**Provided records:**
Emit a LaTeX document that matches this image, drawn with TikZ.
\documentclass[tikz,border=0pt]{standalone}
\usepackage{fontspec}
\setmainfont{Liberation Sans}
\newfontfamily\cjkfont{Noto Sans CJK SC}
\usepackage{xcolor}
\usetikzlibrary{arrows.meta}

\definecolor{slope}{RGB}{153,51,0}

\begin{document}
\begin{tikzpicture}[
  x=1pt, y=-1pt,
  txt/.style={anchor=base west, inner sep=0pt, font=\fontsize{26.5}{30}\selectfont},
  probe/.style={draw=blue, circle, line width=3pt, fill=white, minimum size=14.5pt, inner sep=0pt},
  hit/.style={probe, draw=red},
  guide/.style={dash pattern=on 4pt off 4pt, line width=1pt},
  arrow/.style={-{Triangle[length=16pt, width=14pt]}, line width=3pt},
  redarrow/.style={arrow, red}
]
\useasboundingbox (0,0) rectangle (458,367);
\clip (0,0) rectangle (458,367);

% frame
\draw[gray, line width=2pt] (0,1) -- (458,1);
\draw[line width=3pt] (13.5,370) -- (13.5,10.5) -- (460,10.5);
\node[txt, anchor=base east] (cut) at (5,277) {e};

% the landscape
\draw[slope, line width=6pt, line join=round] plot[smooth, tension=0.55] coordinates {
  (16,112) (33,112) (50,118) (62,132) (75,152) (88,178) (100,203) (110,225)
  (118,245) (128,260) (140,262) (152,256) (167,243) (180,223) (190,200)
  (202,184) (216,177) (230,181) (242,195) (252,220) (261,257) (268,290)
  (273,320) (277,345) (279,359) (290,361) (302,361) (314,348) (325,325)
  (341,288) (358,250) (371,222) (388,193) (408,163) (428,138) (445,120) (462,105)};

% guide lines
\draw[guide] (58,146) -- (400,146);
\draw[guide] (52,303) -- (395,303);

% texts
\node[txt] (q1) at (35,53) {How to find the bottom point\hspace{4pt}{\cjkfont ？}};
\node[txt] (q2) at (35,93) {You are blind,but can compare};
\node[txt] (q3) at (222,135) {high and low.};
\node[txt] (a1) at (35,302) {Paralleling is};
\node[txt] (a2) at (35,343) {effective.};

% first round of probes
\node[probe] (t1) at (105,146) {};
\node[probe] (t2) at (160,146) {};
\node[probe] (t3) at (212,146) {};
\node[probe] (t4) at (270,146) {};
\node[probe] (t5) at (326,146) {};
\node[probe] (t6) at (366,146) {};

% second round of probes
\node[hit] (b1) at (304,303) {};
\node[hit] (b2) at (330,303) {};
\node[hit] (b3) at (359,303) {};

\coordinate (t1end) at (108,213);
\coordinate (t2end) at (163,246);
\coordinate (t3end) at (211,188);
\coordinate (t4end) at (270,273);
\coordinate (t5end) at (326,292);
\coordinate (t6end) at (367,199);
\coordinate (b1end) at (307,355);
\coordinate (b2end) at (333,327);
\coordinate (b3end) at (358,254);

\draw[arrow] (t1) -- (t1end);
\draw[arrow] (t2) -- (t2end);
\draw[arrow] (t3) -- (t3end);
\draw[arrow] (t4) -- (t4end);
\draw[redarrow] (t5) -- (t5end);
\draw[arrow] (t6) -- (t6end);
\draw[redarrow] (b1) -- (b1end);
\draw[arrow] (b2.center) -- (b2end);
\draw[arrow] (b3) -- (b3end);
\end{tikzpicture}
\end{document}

==

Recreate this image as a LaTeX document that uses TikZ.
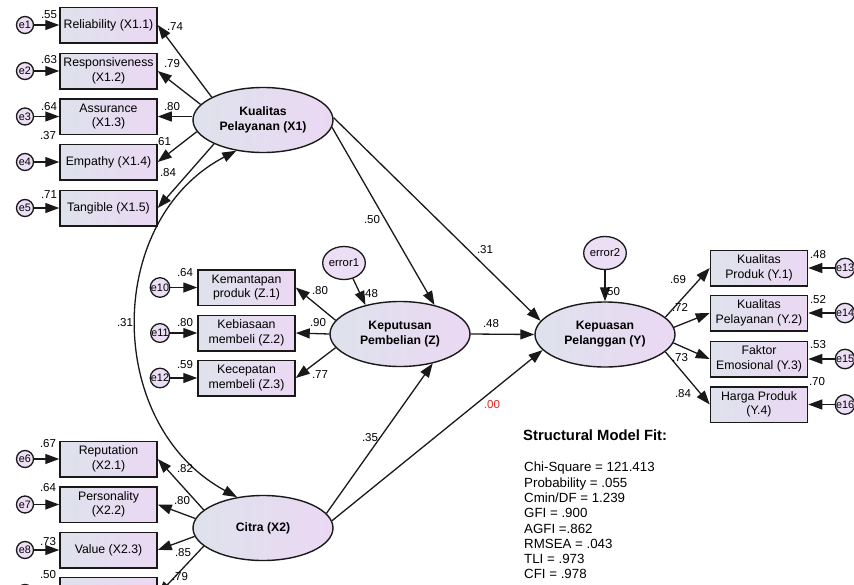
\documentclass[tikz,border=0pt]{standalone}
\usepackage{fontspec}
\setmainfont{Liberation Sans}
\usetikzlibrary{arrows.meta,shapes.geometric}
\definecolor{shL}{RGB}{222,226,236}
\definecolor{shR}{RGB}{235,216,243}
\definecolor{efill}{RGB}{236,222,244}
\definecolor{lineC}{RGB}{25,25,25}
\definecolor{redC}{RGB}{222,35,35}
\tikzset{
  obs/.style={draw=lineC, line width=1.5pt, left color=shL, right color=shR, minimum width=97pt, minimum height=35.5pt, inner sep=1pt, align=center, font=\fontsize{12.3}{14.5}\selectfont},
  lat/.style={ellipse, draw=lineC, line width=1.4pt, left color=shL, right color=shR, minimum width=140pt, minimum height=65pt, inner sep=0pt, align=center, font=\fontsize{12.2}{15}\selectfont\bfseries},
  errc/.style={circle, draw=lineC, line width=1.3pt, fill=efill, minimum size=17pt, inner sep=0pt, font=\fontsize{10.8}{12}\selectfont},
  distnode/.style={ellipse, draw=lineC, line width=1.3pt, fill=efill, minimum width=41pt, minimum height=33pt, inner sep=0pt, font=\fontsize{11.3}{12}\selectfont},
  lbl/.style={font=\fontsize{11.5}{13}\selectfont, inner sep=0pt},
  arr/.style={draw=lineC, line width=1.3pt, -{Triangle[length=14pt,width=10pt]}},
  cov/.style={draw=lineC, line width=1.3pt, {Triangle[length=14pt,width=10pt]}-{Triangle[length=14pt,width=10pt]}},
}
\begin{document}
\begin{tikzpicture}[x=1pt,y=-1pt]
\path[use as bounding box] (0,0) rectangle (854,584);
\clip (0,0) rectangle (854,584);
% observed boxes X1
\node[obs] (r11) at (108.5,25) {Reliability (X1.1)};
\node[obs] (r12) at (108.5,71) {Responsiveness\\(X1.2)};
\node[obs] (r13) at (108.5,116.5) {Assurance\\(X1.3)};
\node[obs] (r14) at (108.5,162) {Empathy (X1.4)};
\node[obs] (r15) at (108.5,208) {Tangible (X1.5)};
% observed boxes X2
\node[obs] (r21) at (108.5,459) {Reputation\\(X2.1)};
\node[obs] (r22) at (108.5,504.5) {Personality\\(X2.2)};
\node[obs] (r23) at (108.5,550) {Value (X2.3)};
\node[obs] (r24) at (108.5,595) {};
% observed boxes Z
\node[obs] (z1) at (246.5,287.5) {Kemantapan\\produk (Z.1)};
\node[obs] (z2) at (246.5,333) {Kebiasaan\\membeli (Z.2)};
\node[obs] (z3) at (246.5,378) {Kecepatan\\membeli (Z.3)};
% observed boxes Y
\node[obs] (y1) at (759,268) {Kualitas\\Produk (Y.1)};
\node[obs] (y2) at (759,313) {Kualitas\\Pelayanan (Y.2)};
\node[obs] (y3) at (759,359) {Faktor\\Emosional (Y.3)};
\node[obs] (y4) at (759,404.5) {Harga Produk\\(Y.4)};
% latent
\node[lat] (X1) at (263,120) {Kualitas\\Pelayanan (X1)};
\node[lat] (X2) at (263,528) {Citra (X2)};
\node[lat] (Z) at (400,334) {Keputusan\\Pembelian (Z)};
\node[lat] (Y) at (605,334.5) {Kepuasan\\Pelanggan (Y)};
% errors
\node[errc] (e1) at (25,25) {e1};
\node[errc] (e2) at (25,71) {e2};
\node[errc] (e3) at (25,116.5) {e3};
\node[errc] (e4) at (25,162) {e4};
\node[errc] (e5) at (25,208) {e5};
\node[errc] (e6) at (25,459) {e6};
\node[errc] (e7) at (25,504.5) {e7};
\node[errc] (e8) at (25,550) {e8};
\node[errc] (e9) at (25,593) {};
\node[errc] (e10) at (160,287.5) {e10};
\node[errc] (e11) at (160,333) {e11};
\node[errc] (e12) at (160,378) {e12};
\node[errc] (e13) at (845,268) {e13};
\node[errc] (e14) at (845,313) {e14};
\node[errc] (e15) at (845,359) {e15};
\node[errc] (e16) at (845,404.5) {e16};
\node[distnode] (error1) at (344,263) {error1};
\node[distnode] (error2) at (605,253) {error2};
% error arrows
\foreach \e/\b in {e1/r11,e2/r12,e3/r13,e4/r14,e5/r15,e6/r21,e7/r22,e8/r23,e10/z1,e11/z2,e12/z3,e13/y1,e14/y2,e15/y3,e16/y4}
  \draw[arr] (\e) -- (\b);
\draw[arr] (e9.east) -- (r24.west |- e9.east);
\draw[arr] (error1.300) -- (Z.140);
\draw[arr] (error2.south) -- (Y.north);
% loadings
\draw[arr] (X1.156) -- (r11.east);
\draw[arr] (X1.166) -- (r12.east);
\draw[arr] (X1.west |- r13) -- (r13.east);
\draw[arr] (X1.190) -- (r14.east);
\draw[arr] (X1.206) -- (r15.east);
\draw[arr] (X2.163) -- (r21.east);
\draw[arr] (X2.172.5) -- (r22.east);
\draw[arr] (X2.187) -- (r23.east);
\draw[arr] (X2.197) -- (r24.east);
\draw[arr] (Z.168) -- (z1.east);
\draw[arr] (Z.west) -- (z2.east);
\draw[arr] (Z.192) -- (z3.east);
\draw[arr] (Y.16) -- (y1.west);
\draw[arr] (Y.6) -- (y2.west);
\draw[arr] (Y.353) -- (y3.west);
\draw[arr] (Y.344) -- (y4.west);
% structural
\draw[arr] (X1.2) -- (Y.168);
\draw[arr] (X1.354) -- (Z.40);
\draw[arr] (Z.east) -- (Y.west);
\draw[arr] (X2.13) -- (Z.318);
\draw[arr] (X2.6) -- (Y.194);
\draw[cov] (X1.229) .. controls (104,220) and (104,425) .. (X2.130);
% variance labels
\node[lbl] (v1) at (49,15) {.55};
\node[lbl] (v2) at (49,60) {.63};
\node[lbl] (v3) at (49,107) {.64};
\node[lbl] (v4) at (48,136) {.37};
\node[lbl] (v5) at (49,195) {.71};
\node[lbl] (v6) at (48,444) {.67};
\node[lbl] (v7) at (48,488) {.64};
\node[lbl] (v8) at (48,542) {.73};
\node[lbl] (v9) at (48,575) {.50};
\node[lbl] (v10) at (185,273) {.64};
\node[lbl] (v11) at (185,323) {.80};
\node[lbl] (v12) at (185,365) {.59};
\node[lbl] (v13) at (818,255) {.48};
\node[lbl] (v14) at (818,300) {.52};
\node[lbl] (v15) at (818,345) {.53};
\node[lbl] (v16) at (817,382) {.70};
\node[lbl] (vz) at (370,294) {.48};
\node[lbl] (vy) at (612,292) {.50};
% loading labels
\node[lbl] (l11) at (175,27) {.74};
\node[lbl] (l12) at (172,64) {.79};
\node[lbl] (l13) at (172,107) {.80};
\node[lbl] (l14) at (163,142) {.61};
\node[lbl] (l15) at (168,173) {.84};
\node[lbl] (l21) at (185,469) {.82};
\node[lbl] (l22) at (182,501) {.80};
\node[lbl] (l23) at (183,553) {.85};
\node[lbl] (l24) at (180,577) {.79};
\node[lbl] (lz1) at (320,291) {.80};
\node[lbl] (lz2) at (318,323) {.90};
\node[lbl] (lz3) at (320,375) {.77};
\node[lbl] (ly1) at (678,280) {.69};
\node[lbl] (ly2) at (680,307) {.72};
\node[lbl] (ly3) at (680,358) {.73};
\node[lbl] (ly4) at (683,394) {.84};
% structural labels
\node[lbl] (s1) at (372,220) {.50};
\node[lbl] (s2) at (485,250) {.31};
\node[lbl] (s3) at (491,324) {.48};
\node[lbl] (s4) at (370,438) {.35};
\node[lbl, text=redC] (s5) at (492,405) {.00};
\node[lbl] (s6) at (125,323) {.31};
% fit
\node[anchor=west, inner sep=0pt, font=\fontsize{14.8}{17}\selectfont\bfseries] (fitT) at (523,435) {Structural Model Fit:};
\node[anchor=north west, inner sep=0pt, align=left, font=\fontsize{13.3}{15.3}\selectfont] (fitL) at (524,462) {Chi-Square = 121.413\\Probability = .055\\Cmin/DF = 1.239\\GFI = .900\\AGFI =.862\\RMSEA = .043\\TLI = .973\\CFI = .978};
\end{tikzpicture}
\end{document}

**Aim:** Using the entries above, return exactly the lines from the line with "Emit a LaTeX" to the line with "anchor=base east] (cut)", counting both of those lines.

**Full output:**
Emit a LaTeX document that matches this image, drawn with TikZ.
\documentclass[tikz,border=0pt]{standalone}
\usepackage{fontspec}
\setmainfont{Liberation Sans}
\newfontfamily\cjkfont{Noto Sans CJK SC}
\usepackage{xcolor}
\usetikzlibrary{arrows.meta}

\definecolor{slope}{RGB}{153,51,0}

\begin{document}
\begin{tikzpicture}[
  x=1pt, y=-1pt,
  txt/.style={anchor=base west, inner sep=0pt, font=\fontsize{26.5}{30}\selectfont},
  probe/.style={draw=blue, circle, line width=3pt, fill=white, minimum size=14.5pt, inner sep=0pt},
  hit/.style={probe, draw=red},
  guide/.style={dash pattern=on 4pt off 4pt, line width=1pt},
  arrow/.style={-{Triangle[length=16pt, width=14pt]}, line width=3pt},
  redarrow/.style={arrow, red}
]
\useasboundingbox (0,0) rectangle (458,367);
\clip (0,0) rectangle (458,367);

% frame
\draw[gray, line width=2pt] (0,1) -- (458,1);
\draw[line width=3pt] (13.5,370) -- (13.5,10.5) -- (460,10.5);
\node[txt, anchor=base east] (cut) at (5,277) {e};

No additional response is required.